10. Pun - Be a pun. Why? Because puns are the funniest, cleverest jokes in the entire medium of comedy. You could construct two effigies that looks somewhat like J.S. Bach, and then affix them to your hips, so that it looks like you’re triple Siamese twins, or maybe it looks like they are sprouting forth from you. Your costume would then be “Outside the Bachs”. You could also go as “Mothra Washington,” “Corn On Macabre” or “Greta Garb(o)age”.

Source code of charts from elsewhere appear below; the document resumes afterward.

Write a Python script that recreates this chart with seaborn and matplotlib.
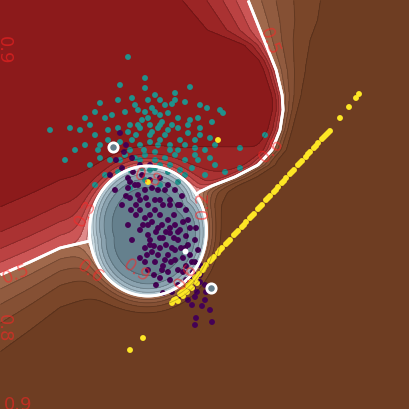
import numpy as np
import pandas as pd
import matplotlib
matplotlib.use("Agg")
import matplotlib.pyplot as plt
import seaborn as sns

# --- scatter data (pixel-like coordinates, y grows downward) ---
teal_x = [128, 145, 120, 190, 175, 100, 118, 132, 148, 160, 172, 185, 200, 207, 220, 223,
          85, 95, 105, 112, 125, 138, 145, 152, 160, 168, 178, 190, 198, 212,
          50, 70, 80, 90, 95, 108, 118, 130, 140, 150, 158, 168, 178, 188, 200, 210,
          65, 75, 85, 100, 120, 132, 140, 150, 160, 170, 185, 195, 240, 265,
          90, 100, 110, 125, 135, 145, 155, 165, 175, 185, 198, 210, 225, 240,
          95, 105, 118, 130, 142, 155, 168, 180, 192, 205, 130, 145, 160, 178, 215,
          148, 152, 158, 162, 144, 136, 170, 155, 150,
          135, 142, 155, 165, 172, 180, 188, 195, 205, 130, 120, 112, 160, 170, 185,
          150, 140, 178, 165, 128, 200, 215, 108, 98, 155, 145, 138, 195, 175, 160]
teal_y = [57, 78, 85, 87, 93, 103, 100, 98, 100, 100, 104, 102, 105, 108, 110, 113,
          118, 112, 118, 115, 112, 110, 112, 108, 115, 113, 118, 120, 118, 122,
          130, 128, 130, 125, 135, 130, 128, 125, 128, 125, 128, 130, 128, 133, 135, 138,
          160, 150, 145, 145, 142, 140, 145, 142, 140, 145, 145, 148, 148, 135,
          165, 158, 160, 155, 158, 155, 152, 158, 155, 160, 160, 158, 172, 168,
          185, 175, 172, 170, 168, 168, 172, 170, 168, 175, 188, 180, 185, 182, 165,
          118, 132, 145, 122, 150, 135, 150, 160, 170,
          105, 120, 112, 105, 125, 140, 125, 140, 150, 150, 160, 148, 165, 165, 175,
          135, 160, 150, 135, 132, 128, 145, 140, 150, 95, 88, 125, 155, 100, 125]

purple_x = [120, 126, 116, 122, 128, 133, 138, 145, 152, 160, 168, 175, 182, 130, 140, 148,
            155, 163, 170, 178, 186, 136, 145, 152, 160, 168, 175, 183, 190, 140, 148, 156,
            163, 170, 178, 186, 195, 145, 152, 160, 168, 175, 183, 190, 198, 155, 163, 171,
            178, 186, 193, 200, 160, 170, 178, 186, 193, 200, 206, 180, 188, 195, 202, 210,
            196, 212, 195, 205, 140, 132, 128, 122, 115, 110, 148, 156, 135, 142, 150, 158,
            166, 174, 180, 188, 192, 172, 163, 150, 160, 124, 132, 140, 150, 128,
            130, 138, 146, 155, 162, 170, 178, 185, 172, 165, 158, 150, 143, 136, 175,
            183, 190, 197, 168, 162, 154, 145, 185, 192, 170, 165, 158, 150, 140, 188,
            196, 181, 174, 166, 154, 148, 131, 126, 180, 195, 200, 178, 205, 160, 147]
purple_y = [133, 145, 160, 168, 178, 172, 185, 190, 188, 178, 185, 190, 196, 198, 200, 205,
            200, 205, 200, 205, 210, 215, 218, 222, 215, 220, 225, 222, 228, 230, 235, 232,
            238, 233, 240, 236, 240, 248, 252, 248, 255, 250, 258, 255, 250, 262, 266, 262,
            270, 266, 272, 265, 278, 280, 285, 280, 288, 282, 292, 295, 300, 297, 306, 310,
            318, 322, 325, 300, 258, 240, 225, 205, 190, 175, 270, 285, 185, 175, 215, 228,
            245, 215, 230, 245, 262, 292, 293, 245, 200, 152, 158, 165, 165, 188,
            182, 195, 198, 210, 225, 228, 232, 248, 248, 260, 255, 240, 225, 205, 260,
            272, 278, 292, 272, 270, 275, 262, 290, 305, 205, 190, 190, 180, 210, 220,
            228, 248, 238, 232, 246, 225, 210, 196, 205, 262, 275, 300, 285, 238, 255]

yellow_x = [172, 176, 180, 184, 188, 191, 195, 199, 203, 206, 210, 214, 218, 222, 226, 230,
            234, 238, 242, 246, 250, 254, 258, 262, 266, 270, 274, 278, 282, 286, 290, 294,
            298, 302, 306, 310, 314, 318, 322, 326, 330, 178, 183, 187, 192, 197,
            174, 182, 189, 196, 204, 212, 220, 228, 236, 244, 252, 260, 268, 276, 284, 292,
            300, 308, 316, 324, 328,
            340, 349, 356, 359, 218, 148, 130, 143]
yellow_y = [303, 299, 294, 290, 286, 282, 278, 274, 270, 265, 261, 257, 253, 248, 244, 240,
            235, 231, 227, 222, 218, 214, 209, 205, 200, 196, 192, 187, 183, 178, 174, 170,
            165, 161, 157, 152, 148, 143, 139, 135, 131, 301, 296, 292, 288, 283,
            300, 292, 285, 277, 268, 259, 250, 242, 233, 225, 216, 207, 198, 190, 181, 172,
            163, 154, 146, 137, 133,
            118, 107, 98, 94, 140, 182, 350, 338]

# highlighted query points
query_x = [113, 211]
query_y = [147, 288]
white_x = [185]
white_y = [251]

# contour value labels
label_text = ['0.9', '0.8', '0.9', '0.5', '0.6', '0.9', '0.3', '0.8', '0.2', '0.5', '0.6', '0.6']
label_x = [4, 4, 18, 16, 90, 136, 86, 148, 203, 269, 271, 186]
label_y = [50, 328, 405, 274, 272, 271, 213, 178, 205, 42, 150, 277]
label_rot = [-90, -90, 0, 22, -35, -35, 60, -20, 90, -70, 45, 55]

# --- decision field: red/brown boundary curves and the blue ellipse ---
upper_y = [-10, 0, 20, 45, 70, 95, 110, 130, 150, 165, 177, 186, 192, 205, 230, 300, 420]
upper_x = [245, 248, 256, 266, 276, 282, 283, 280, 272, 258, 235, 212, 200, 185, 165, 130, 100]
lower_x = [-10, 0, 30, 60, 90, 120, 150, 200, 420]
lower_y = [280, 275, 262, 248, 241, 236, 228, 215, 215]
ell_cx, ell_cy, ell_a, ell_b = 148, 231, 58.5, 65

W = 409
g = np.arange(W) + 0.5
xx, yy = np.meshgrid(g, g)

a_raw = np.interp(yy, upper_y, upper_x) - xx
b_raw = np.interp(xx, lower_x, lower_y) - yy
wa = np.where(a_raw > 0,
              np.interp(yy, [0, 30, 45, 60, 100, 150, 185, 220], [30, 24, 10, 6, 4.5, 6, 12, 15]),
              np.interp(yy, [0, 20, 40, 67, 93, 110, 130, 160, 200, 300],
                        [33, 28, 21, 14, 9, 6.5, 5.5, 7, 14, 18]))
wb = np.where(b_raw > 0, 31.0, np.interp(xx, [0, 60, 100], [35, 27, 25]))
s = 0.4
L = -s * np.logaddexp(-(a_raw / wa) / s, -(b_raw / wb) / s)
q = ((xx - ell_cx) / ell_a) ** 2 + ((yy - ell_cy) / ell_b) ** 2
F = np.stack([L / 2, np.abs(L) / 2 + 4.4 * (1 - q), -L / 2])
P = np.exp(F - F.max(0))
P /= P.sum(0)
pmax = P.max(0)
cls = P.argmax(0)

levels = [0.3, 0.4, 0.5, 0.6, 0.7, 0.8, 0.9, 1.0001]
class_colors = [
    ['#f0b4b4', '#e08a8a', '#cc5656', '#bb4242', '#aa3232', '#9b2525', '#8c1a1b'],
    ['#dde9ee', '#c9dae2', '#b4c8d2', '#9fb5c1', '#8aa2af', '#75909d', '#65808d'],
    ['#cc9a80', '#b78065', '#a0694c', '#915b3f', '#855034', '#7a4629', '#6e3d22'],
]

fig = plt.figure(figsize=(4.09, 4.09), dpi=100)
ax = fig.add_axes([0, 0, 1, 1])

for k in range(3):
    Z = np.ma.masked_where(cls != k, pmax)
    ax.contourf(g, g, Z, levels=levels, colors=class_colors[k])
ax.contour(g, g, pmax, levels=levels[1:-1], colors='k', alpha=0.22, linewidths=0.6)
for k in range(3):
    D = P[k] - np.delete(P, k, axis=0).max(0)
    ax.contour(g, g, D, levels=[0], colors='white', linewidths=2.0)

for t, lx, ly, r in zip(label_text, label_x, label_y, label_rot):
    ax.text(lx, ly, t, color='#ff2424', alpha=0.55, fontsize=13, rotation=r,
            ha='center', va='center', rotation_mode='anchor')

pts = pd.DataFrame({
    'x': teal_x + purple_x + yellow_x,
    'y': teal_y + purple_y + yellow_y,
    'cls': ['a'] * len(teal_x) + ['b'] * len(purple_x) + ['c'] * len(yellow_x),
})
sns.scatterplot(data=pts, x='x', y='y', hue='cls',
                palette={'a': '#21918c', 'b': '#440154', 'c': '#fde725'},
                s=18, linewidth=0, legend=False, ax=ax)
ax.scatter(query_x, query_y, s=45, facecolor='#667f8c', edgecolor='white', linewidth=2, zorder=5)
ax.scatter(white_x, white_y, s=18, color='white', linewidth=0, zorder=5)

ax.set_xlim(0, W)
ax.set_ylim(W, 0)
ax.axis('off')
fig.savefig('out.png', dpi=100)
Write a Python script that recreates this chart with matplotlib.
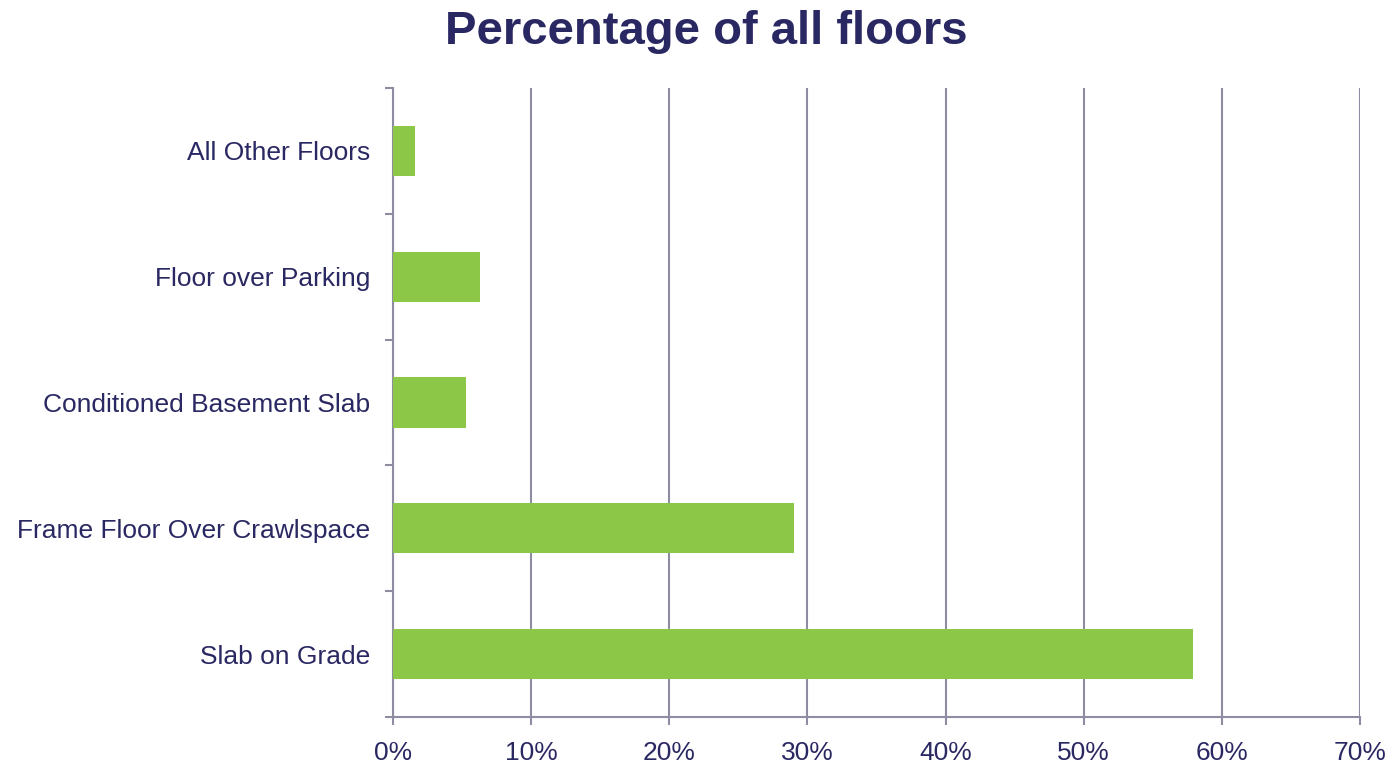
import matplotlib
matplotlib.use("Agg")
import matplotlib.pyplot as plt
from matplotlib.ticker import FuncFormatter, FixedLocator

plt.rcParams["font.family"] = ["Liberation Sans", "DejaVu Sans"]

# Data (top to bottom as displayed)
categories = ["All Other Floors", "Floor over Parking", "Conditioned Basement Slab",
              "Frame Floor Over Crawlspace", "Slab on Grade"]
values = [1.6, 6.3, 5.3, 29.0, 57.9]

NAVY = "#2a2862"
GREEN = "#8cc747"
GRID = "#8e8ca3"

fig = plt.figure(figsize=(13.95, 7.63), dpi=100)
ax = fig.add_axes([0.2817, 0.0603, 0.6932, 0.8244])

n = len(categories)
ypos = list(range(n - 1, -1, -1))
ax.barh(ypos, values, height=0.4, color=GREEN, zorder=3)

ax.set_xlim(0, 70)
ax.set_ylim(-0.5, n - 0.5)
ax.set_xticks(range(0, 71, 10))
ax.xaxis.set_major_formatter(FuncFormatter(lambda x, _: f"{x:.0f}%"))
ax.set_yticks(ypos)
ax.set_yticklabels(categories)
ax.yaxis.set_minor_locator(FixedLocator([i - 0.5 for i in range(n + 1)]))

ax.grid(axis="x", color=GRID, linewidth=1.5, zorder=0)
for s in ["top", "right"]:
    ax.spines[s].set_visible(False)
for s in ["left", "bottom"]:
    ax.spines[s].set_color(GRID)
    ax.spines[s].set_linewidth(1.5)

ax.tick_params(axis="y", which="major", length=0, pad=16.5, labelsize=19, labelcolor=NAVY)
ax.tick_params(axis="y", which="minor", length=6, width=1.5, color=GRID)
ax.tick_params(axis="x", length=6, width=1.5, color=GRID, labelsize=19,
               labelcolor=NAVY, pad=11)

fig.text(0.5065, 0.958, "Percentage of all floors", ha="center", va="center",
         fontsize=34, fontweight="bold", color=NAVY)

fig.savefig("out.png", dpi=100, facecolor="white")
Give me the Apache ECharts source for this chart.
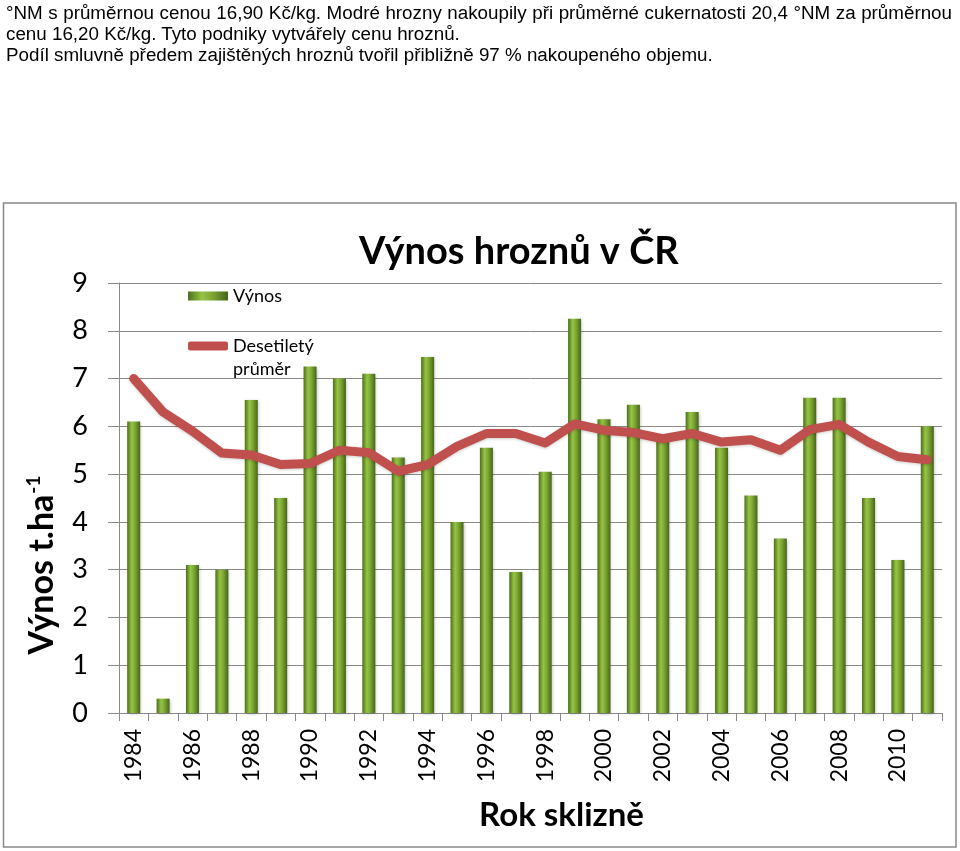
<!DOCTYPE html>
<html>
<head>
<meta charset="utf-8">
<script src="https://cdn.jsdelivr.net/npm/echarts@6/dist/echarts.min.js"></script>
<style>
  html, body { margin: 0; padding: 0; background: #fff; }
  #chart { position: absolute; left: 0; top: 0; width: 960px; height: 851px; }
  #txt { position: absolute; left: 6px; top: 2px; width: 946px; font-family: "Liberation Sans", Arial, sans-serif; font-size: 18.8px; line-height: 21px; color: #000; z-index: 2; }
  #txt .j { text-align: justify; text-align-last: justify; white-space: nowrap; }
  #txt div { white-space: nowrap; }
</style>
</head>
<body>
<div id="chart"></div>
<div id="txt">
  <div class="j">°NM s průměrnou cenou 16,90 Kč/kg. Modré hrozny nakoupily při průměrné cukernatosti 20,4 °NM za průměrnou</div>
  <div>cenu 16,20 Kč/kg. Tyto podniky vytvářely cenu hroznů.</div>
  <div>Podíl smluvně předem zajištěných hroznů tvořil přibližně 97 % nakoupeného objemu.</div>
</div>
<script>
const years = ['1984','1985','1986','1987','1988','1989','1990','1991','1992','1993','1994','1995','1996','1997',
               '1998','1999','2000','2001','2002','2003','2004','2005','2006','2007','2008','2009','2010','2011'];
const vynos = [6.1, 0.3, 3.1, 3.0, 6.55, 4.5, 7.25, 7.0, 7.1, 5.35, 7.45, 4.0, 5.55, 2.95,
               5.05, 8.25, 6.15, 6.45, 5.75, 6.3, 5.55, 4.55, 3.65, 6.6, 6.6, 4.5, 3.2, 6.0];
const prumer = [7.0, 6.3, 5.9, 5.44, 5.4, 5.2, 5.22, 5.5, 5.45, 5.06, 5.2, 5.58, 5.85, 5.85,
                5.65, 6.05, 5.92, 5.87, 5.74, 5.85, 5.67, 5.72, 5.5, 5.93, 6.04, 5.67, 5.37, 5.3];
const yTicks = [0, 1, 2, 3, 4, 5, 6, 7, 8, 9];

const chart = echarts.init(document.getElementById('chart'), null, { renderer: 'canvas' });
const FONT = 'Lato, "Open Sans", sans-serif';
const barGrad = new echarts.graphic.LinearGradient(0, 0, 1, 0, [
  { offset: 0, color: '#4e6e18' },
  { offset: 0.35, color: '#96c445' },
  { offset: 0.6, color: '#7ea835' },
  { offset: 1, color: '#47651b' }
]);
const gridColor = '#8a8a8a';

chart.setOption({
  animation: false,
  backgroundColor: '#fff',
  textStyle: { fontFamily: FONT },
  title: {
    text: 'Výnos hroznů v ČR',
    left: 359, top: 233,
    padding: 0,
    textStyle: { fontFamily: FONT, fontSize: 38, fontWeight: 'bold', color: '#000' }
  },
  legend: [
    {
      data: [{ name: 'Výnos', icon: 'rect' }],
      left: 188, top: 287, padding: 0,
      itemWidth: 40, itemHeight: 9, itemGap: 5,
      selectedMode: false,
      textStyle: { fontFamily: FONT, fontSize: 18, color: '#000' }
    },
    {
      data: [{ name: 'Desetiletý průměr', icon: 'roundRect' }],
      left: 188, top: 337, padding: 0,
      itemWidth: 40, itemHeight: 9, itemGap: 5,
      selectedMode: false,
      formatter: function () { return 'Desetiletý'; },
      textStyle: { fontFamily: FONT, fontSize: 18, color: '#000' }
    }
  ],
  grid: { left: 119, right: 18, top: 283, bottom: 138, containLabel: false },
  xAxis: {
    type: 'category',
    data: years,
    boundaryGap: true,
    name: 'Rok sklizně',
    nameLocation: 'middle',
    nameGap: 86,
    nameTextStyle: { fontFamily: FONT, fontSize: 33, fontWeight: 'bold', color: '#000', padding: [0, 0, 0, 62] },
    axisLine: { show: true, lineStyle: { color: gridColor, width: 1 } },
    axisTick: { show: true, interval: 0, length: 8, lineStyle: { color: gridColor } },
    axisLabel: { interval: 1, rotate: 90, margin: 16, fontFamily: FONT, fontSize: 23, color: '#000' },
    splitLine: { show: false }
  },
  yAxis: {
    type: 'value',
    min: 0, max: 9, interval: 1,
    name: '{a|Výnos t.ha}{s|-1}',
    nameLocation: 'middle',
    nameGap: 58,
    nameRotate: 90,
    nameTextStyle: {
      fontFamily: FONT, fontSize: 34, fontWeight: 'bold', color: '#000', padding: [0, 134, 0, 0],
      rich: {
        a: { fontFamily: FONT, fontSize: 34, fontWeight: 'bold', color: '#000' },
        s: { fontFamily: FONT, fontSize: 19, fontWeight: 'bold', color: '#000', padding: [0, 0, 18, 1] }
      }
    },
    axisLine: { show: true, lineStyle: { color: gridColor, width: 1 } },
    axisTick: { show: true, length: 11, lineStyle: { color: gridColor } },
    axisLabel: { margin: 31, fontFamily: FONT, fontSize: 27, color: '#000',
                 formatter: function (v) { return yTicks.indexOf(v) >= 0 ? String(v) : ''; } },
    splitLine: { show: true, lineStyle: { color: gridColor, width: 1 } }
  },
  graphic: [
    {
      type: 'rect', silent: true, z: -1,
      shape: { x: 3.5, y: 203, width: 952.5, height: 644 },
      style: { fill: 'none', stroke: '#888', lineWidth: 1.5 }
    },
    {
      type: 'text', silent: true,
      left: 233, top: 360,
      style: { text: 'průměr', fontFamily: FONT, fontSize: 18, fill: '#000' }
    }
  ],
  series: [
    {
      name: 'Výnos',
      type: 'bar',
      data: vynos,
      barWidth: 13,
      itemStyle: { color: barGrad, shadowColor: 'rgba(0,0,0,0.25)', shadowBlur: 3, shadowOffsetX: 1, shadowOffsetY: 1 },
      z: 2
    },
    {
      name: 'Desetiletý průměr',
      type: 'line',
      data: prumer,
      showSymbol: false,
      symbol: 'none',
      itemStyle: { color: '#c0504d' },
      lineStyle: { color: '#c0504d', width: 9, cap: 'round', join: 'round',
                   shadowColor: 'rgba(0,0,0,0.2)', shadowBlur: 3, shadowOffsetY: 1 },
      z: 3
    }
  ]
});
</script>
</body>
</html>
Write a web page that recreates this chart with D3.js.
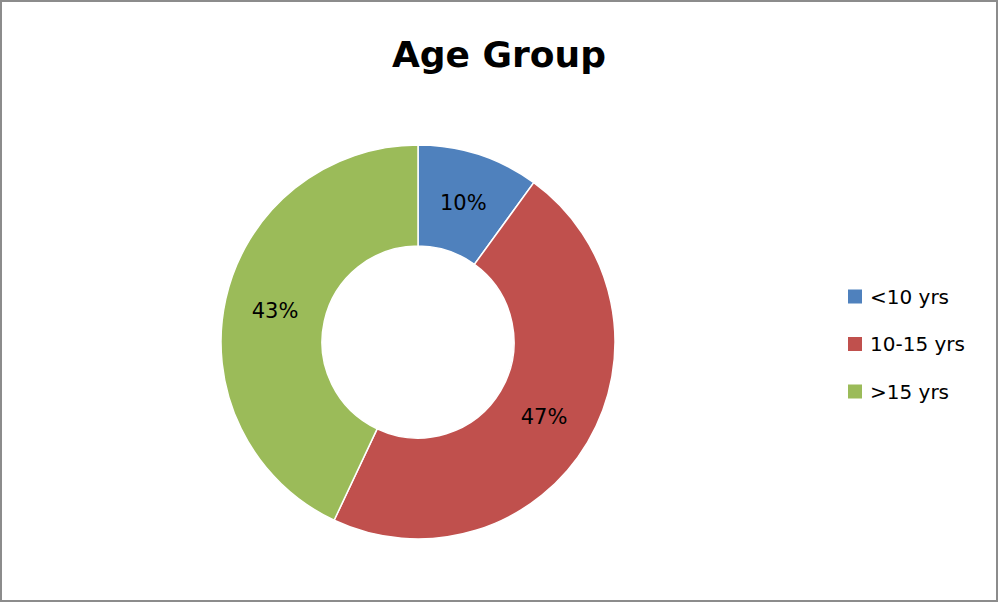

9. Obscure Sports Icon of the ’90s - Who wouldn’t want to dress up as Rick Brunson, Eldridge Recasner, Gary Redus, Brook Jacoby, or Darnell Autry? I’ll tell you who, someone who wants to get noticed by a member of the opposite sex at a party. I guess that makes this a shitty costume idea if you want to bone down with some slutty nurse or slutty cat or slutty slut at a drunken good-time party, but if you’re just going to a bar with the boys (why would you do that on Halloween? That’s a bit gay…), why not try to out-butch one another with dumb sports costumes. I own an old Darnell Autry jersey (#24, Northwestern University), but I’ve got to wait at least another 10 years before he’s obscure enough to be a funny Halloween costume that won’t get me ostracized from all the pussy at the party.
8. Isaac Hayes or Bernie Mac - Don’t forget the toe tag!